Tony Tran
Section 2
Week 1
The
“Four Prisons” Ideology
I
felt the article, “The ‘Four Prisons’ and the Movements of Liberation: Asian American
Activism from the 1960s to the 1990s” had an idea that was thought provoking. It
described how geography, history, social structure, and self were all
things a person had to free themselves from.
For
the first prison, I believed that in order to be free from geography is a
time-consuming process. Contact with other ethnic people is inevitable;
however, most initial contacts are one-way benefiting and require time for the two to become neutral again.
The
second prison is history.
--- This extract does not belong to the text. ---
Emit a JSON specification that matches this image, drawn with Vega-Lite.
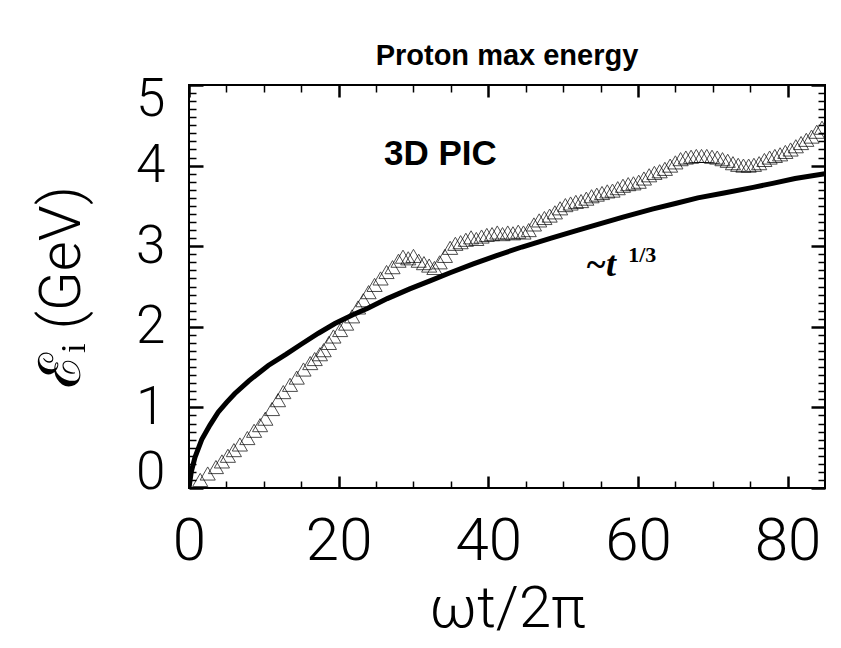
{
  "$schema": "https://vega.github.io/schema/vega-lite/v6.json",
  "width": 636,
  "height": 403,
  "autosize": "none",
  "padding": {"left": 189, "top": 85, "right": 16, "bottom": 160},
  "background": "white",
  "title": {"text": "Proton max energy", "font": "Liberation Sans", "fontWeight": "bold", "fontSize": 29, "anchor": "middle", "color": "black", "offset": 2},
  "config": {
    "view": {"stroke": "black", "strokeWidth": 2},
    "axis": {"domain": false, "grid": false, "labelOverlap": false, "labelColor": "black", "titleColor": "black", "tickColor": "black"}
  },
  "datasets": {
    "curve": [
      {"t": 0, "E": 0}, {"t": 0.3, "E": 0.2}, {"t": 0.8, "E": 0.38}, {"t": 1.7, "E": 0.6}, {"t": 2.8, "E": 0.78},
      {"t": 3.9, "E": 0.94}, {"t": 5, "E": 1.06}, {"t": 6.1, "E": 1.17}, {"t": 8, "E": 1.33}, {"t": 10.6, "E": 1.52},
      {"t": 13, "E": 1.66}, {"t": 15.1, "E": 1.79}, {"t": 17.3, "E": 1.92}, {"t": 19.5, "E": 2.04}, {"t": 21.9, "E": 2.15},
      {"t": 23.9, "E": 2.23}, {"t": 26.5, "E": 2.35}, {"t": 29.5, "E": 2.47}, {"t": 32.2, "E": 2.57}, {"t": 34.9, "E": 2.67},
      {"t": 38, "E": 2.78}, {"t": 41, "E": 2.88}, {"t": 44.5, "E": 2.99}, {"t": 48.4, "E": 3.1}, {"t": 52, "E": 3.2},
      {"t": 55, "E": 3.28}, {"t": 58, "E": 3.36}, {"t": 61.9, "E": 3.46}, {"t": 65, "E": 3.53}, {"t": 68, "E": 3.6},
      {"t": 71.5, "E": 3.66}, {"t": 75.4, "E": 3.73}, {"t": 78, "E": 3.78}, {"t": 81, "E": 3.84}, {"t": 85, "E": 3.9}
    ],
    "pic": [
      {"t": 1.5, "E": 0.1}, {"t": 2.5, "E": 0.18}, {"t": 3.6, "E": 0.26}, {"t": 4.4, "E": 0.33}, {"t": 5.2, "E": 0.4},
      {"t": 6.0, "E": 0.47}, {"t": 6.8, "E": 0.54}, {"t": 7.8, "E": 0.62}, {"t": 8.7, "E": 0.71}, {"t": 9.5, "E": 0.78},
      {"t": 10.2, "E": 0.86}, {"t": 11.1, "E": 0.98}, {"t": 11.9, "E": 1.09}, {"t": 12.6, "E": 1.19}, {"t": 13.5, "E": 1.28},
      {"t": 14.4, "E": 1.37}, {"t": 15.3, "E": 1.47}, {"t": 16.2, "E": 1.55}, {"t": 16.8, "E": 1.6}, {"t": 17.5, "E": 1.66},
      {"t": 18.0, "E": 1.71}, {"t": 18.7, "E": 1.8}, {"t": 19.3, "E": 1.88}, {"t": 20.2, "E": 1.96}, {"t": 21.0, "E": 2.04},
      {"t": 21.8, "E": 2.13}, {"t": 22.6, "E": 2.24}, {"t": 23.3, "E": 2.33}, {"t": 24.0, "E": 2.43}, {"t": 24.8, "E": 2.52},
      {"t": 25.6, "E": 2.6}, {"t": 26.4, "E": 2.68}, {"t": 27.2, "E": 2.74}, {"t": 28.0, "E": 2.82}, {"t": 28.6, "E": 2.87},
      {"t": 29.3, "E": 2.85}, {"t": 30.0, "E": 2.88}, {"t": 30.7, "E": 2.82}, {"t": 31.4, "E": 2.79}, {"t": 32.1, "E": 2.76},
      {"t": 32.8, "E": 2.73}, {"t": 33.5, "E": 2.8}, {"t": 34.2, "E": 2.88}, {"t": 34.9, "E": 2.98}, {"t": 35.6, "E": 3.03},
      {"t": 36.3, "E": 3.05}, {"t": 37.0, "E": 3.08}, {"t": 37.7, "E": 3.11}, {"t": 38.4, "E": 3.09}, {"t": 39.1, "E": 3.12},
      {"t": 39.8, "E": 3.14}, {"t": 40.5, "E": 3.15}, {"t": 41.2, "E": 3.17}, {"t": 41.9, "E": 3.15}, {"t": 42.6, "E": 3.17},
      {"t": 43.3, "E": 3.16}, {"t": 44.0, "E": 3.18}, {"t": 44.7, "E": 3.17}, {"t": 45.4, "E": 3.2}, {"t": 46.1, "E": 3.27},
      {"t": 46.8, "E": 3.32}, {"t": 47.5, "E": 3.35}, {"t": 48.2, "E": 3.38}, {"t": 48.9, "E": 3.42}, {"t": 49.6, "E": 3.47},
      {"t": 50.3, "E": 3.51}, {"t": 51.0, "E": 3.53}, {"t": 51.7, "E": 3.55}, {"t": 52.4, "E": 3.56}, {"t": 53.1, "E": 3.59},
      {"t": 53.8, "E": 3.62}, {"t": 54.5, "E": 3.64}, {"t": 55.2, "E": 3.66}, {"t": 55.9, "E": 3.68}, {"t": 56.6, "E": 3.69},
      {"t": 57.3, "E": 3.72}, {"t": 58.0, "E": 3.75}, {"t": 58.7, "E": 3.77}, {"t": 59.4, "E": 3.78}, {"t": 60.1, "E": 3.8},
      {"t": 60.8, "E": 3.84}, {"t": 61.5, "E": 3.88}, {"t": 62.2, "E": 3.91}, {"t": 62.9, "E": 3.93}, {"t": 63.6, "E": 3.96},
      {"t": 64.3, "E": 4.0}, {"t": 65.0, "E": 4.04}, {"t": 65.7, "E": 4.08}, {"t": 66.4, "E": 4.1}, {"t": 67.1, "E": 4.11},
      {"t": 67.8, "E": 4.12}, {"t": 68.5, "E": 4.12}, {"t": 69.2, "E": 4.12}, {"t": 69.9, "E": 4.11}, {"t": 70.6, "E": 4.1},
      {"t": 71.3, "E": 4.08}, {"t": 72.0, "E": 4.06}, {"t": 72.7, "E": 4.03}, {"t": 73.4, "E": 4.01}, {"t": 74.1, "E": 4.0},
      {"t": 74.8, "E": 4.0}, {"t": 75.5, "E": 4.01}, {"t": 76.2, "E": 4.03}, {"t": 76.9, "E": 4.07}, {"t": 77.6, "E": 4.1},
      {"t": 78.3, "E": 4.12}, {"t": 79.0, "E": 4.14}, {"t": 79.7, "E": 4.17}, {"t": 80.4, "E": 4.2}, {"t": 81.1, "E": 4.24},
      {"t": 81.8, "E": 4.28}, {"t": 82.5, "E": 4.32}, {"t": 83.2, "E": 4.36}, {"t": 83.9, "E": 4.42}, {"t": 84.6, "E": 4.47}
    ]
  },
  "resolve": {"axis": {"x": "independent", "y": "independent"}},
  "layer": [
    {
      "data": {"name": "pic"},
      "mark": {"type": "point", "shape": "triangle-up", "filled": false, "stroke": "black", "strokeWidth": 1, "size": 230, "clip": true},
      "encoding": {
        "x": {"field": "t", "type": "quantitative", "scale": {"domain": [0, 85], "nice": false},
          "axis": {"orient": "top", "title": null, "labels": false, "values": [0,5,10,15,20,25,30,35,40,45,50,55,60,65,70,75,80],
            "tickSize": {"condition": {"test": "datum.value % 20 === 0", "value": -12}, "value": -7},
            "tickWidth": {"condition": {"test": "datum.value % 20 === 0", "value": 2.5}, "value": 1.5}}},
        "y": {"field": "E", "type": "quantitative", "scale": {"domain": [0, 5], "nice": false},
          "axis": {"orient": "left", "title": null, "labels": false,
            "values": [0.1,0.2,0.3,0.4,0.5,0.6,0.7,0.8,0.9,1.1,1.2,1.3,1.4,1.5,1.6,1.7,1.8,1.9,2.1,2.2,2.3,2.4,2.5,2.6,2.7,2.8,2.9,3.1,3.2,3.3,3.4,3.5,3.6,3.7,3.8,3.9,4.1,4.2,4.3,4.4,4.5,4.6,4.7,4.8,4.9],
            "tickSize": -7, "tickWidth": 1.5}}
      }
    },
    {
      "data": {"name": "curve"},
      "mark": {"type": "line", "color": "black", "strokeWidth": 5, "clip": true},
      "encoding": {
        "x": {"field": "t", "type": "quantitative",
          "axis": {"orient": "bottom", "title": "ωt/2π", "values": [0,5,10,15,20,25,30,35,40,45,50,55,60,65,70,75,80],
            "format": "d", "labelExpr": "datum.value % 20 === 0 ? datum.label : ''", "labelOverlap": false, "labelFlush": false,
            "tickSize": {"condition": {"test": "datum.value % 20 === 0", "value": -12}, "value": -7},
            "tickWidth": {"condition": {"test": "datum.value % 20 === 0", "value": 2.5}, "value": 1.5},
            "labelFont": "Roboto", "labelFontWeight": 300, "labelFontSize": 60, "labelPadding": 36,
            "titleFont": "Roboto", "titleFontWeight": 300, "titleFontSize": 58, "titlePadding": 4}},
        "y": {"field": "E", "type": "quantitative",
          "axis": {"orient": "left", "title": "ℰᵢ (GeV)", "values": [0, 1, 2, 3, 4, 5],
            "format": "d", "labelFlush": false, "labelOverlap": false,
            "labelBaseline": {"condition": [{"test": "datum.value === 0", "value": "alphabetic"}, {"test": "datum.value === 5", "value": "top"}], "value": "middle"},
            "labelOffset": {"condition": {"test": "datum.value === 5", "value": -12}, "value": 0},
            "tickSize": -14, "tickWidth": 2.5,
            "labelFont": "Roboto", "labelFontWeight": 300, "labelFontSize": 53, "labelPadding": 38,
            "titleFont": "Roboto", "titleFontWeight": 300, "titleFontSize": 58, "titlePadding": 44}}
      }
    },
    {
      "data": {"values": [{}]},
      "mark": {"type": "text", "text": "3D PIC", "font": "Liberation Sans", "fontWeight": "bold", "fontSize": 35, "align": "center", "baseline": "alphabetic", "color": "black"},
      "encoding": {"x": {"datum": 33.6, "type": "quantitative", "axis": null},
        "y": {"datum": 4.01, "type": "quantitative",
          "axis": {"orient": "right", "title": null, "labels": false,
            "values": [0,0.1,0.2,0.3,0.4,0.5,0.6,0.7,0.8,0.9,1,1.1,1.2,1.3,1.4,1.5,1.6,1.7,1.8,1.9,2,2.1,2.2,2.3,2.4,2.5,2.6,2.7,2.8,2.9,3,3.1,3.2,3.3,3.4,3.5,3.6,3.7,3.8,3.9,4,4.1,4.2,4.3,4.4,4.5,4.6,4.7,4.8,4.9,5],
            "tickSize": {"condition": {"test": "datum.value % 1 === 0", "value": -14}, "value": -7},
            "tickWidth": {"condition": {"test": "datum.value % 1 === 0", "value": 2.5}, "value": 1.5}}}}
    },
    {
      "data": {"values": [{}]},
      "mark": {"type": "text", "text": "~t", "font": "Liberation Serif", "fontWeight": "bold", "fontStyle": "italic", "fontSize": 36, "align": "left", "baseline": "alphabetic", "color": "black"},
      "encoding": {"x": {"datum": 53.0, "type": "quantitative", "axis": null}, "y": {"datum": 2.63, "type": "quantitative", "axis": null}}
    },
    {
      "data": {"values": [{}]},
      "mark": {"type": "text", "text": "1/3", "font": "Liberation Serif", "fontWeight": "bold", "fontSize": 22, "align": "left", "baseline": "alphabetic", "color": "black"},
      "encoding": {"x": {"datum": 58.7, "type": "quantitative", "axis": null}, "y": {"datum": 2.8, "type": "quantitative", "axis": null}}
    }
  ]
}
It is something that people often don’t completely understand and have biased views on a time period. This is why the
San Francisco State strike ultimately happened: to have a School of Ethnic
Studies to help all people in understanding ethnic history so biased ideas can
be understood accordingly. We need to have unbiased conscience and know that each
other’s historical past usually can be identical in some way.
The third
prison pertains to social structure. For Asian Americans, that used to be a
problem that was simply accepted and not dealt with. In that historical
context, I believe that Asian Americans assumed living conditions were better than back in their native country so they just
focused on pushing their next generation forward. I feel these next couple
generations were the key to demystifying the whole social
structure and helped push political action against such bad conditions.
The
forth prison is self which is the simplest but most influential. We choose our
path so we can push for racial freedom or just let it slide. Ultimately
that is for each of us to decide and I believe we will decide accordingly once
things just become unacceptable.
I
want to conclude that all four of these ‘prisons’ are intertwined in such a way
that we all have went through all of these prisons maybe not physically, but
through our history. Our today was built from the struggles and sweat of our
past so we must acknowledge it and use it to choose our future more wisely.
Question: Is this whole racial problem still occurring in the
U.S. or is the LGBTQIA the new ‘racial discrimination issue’?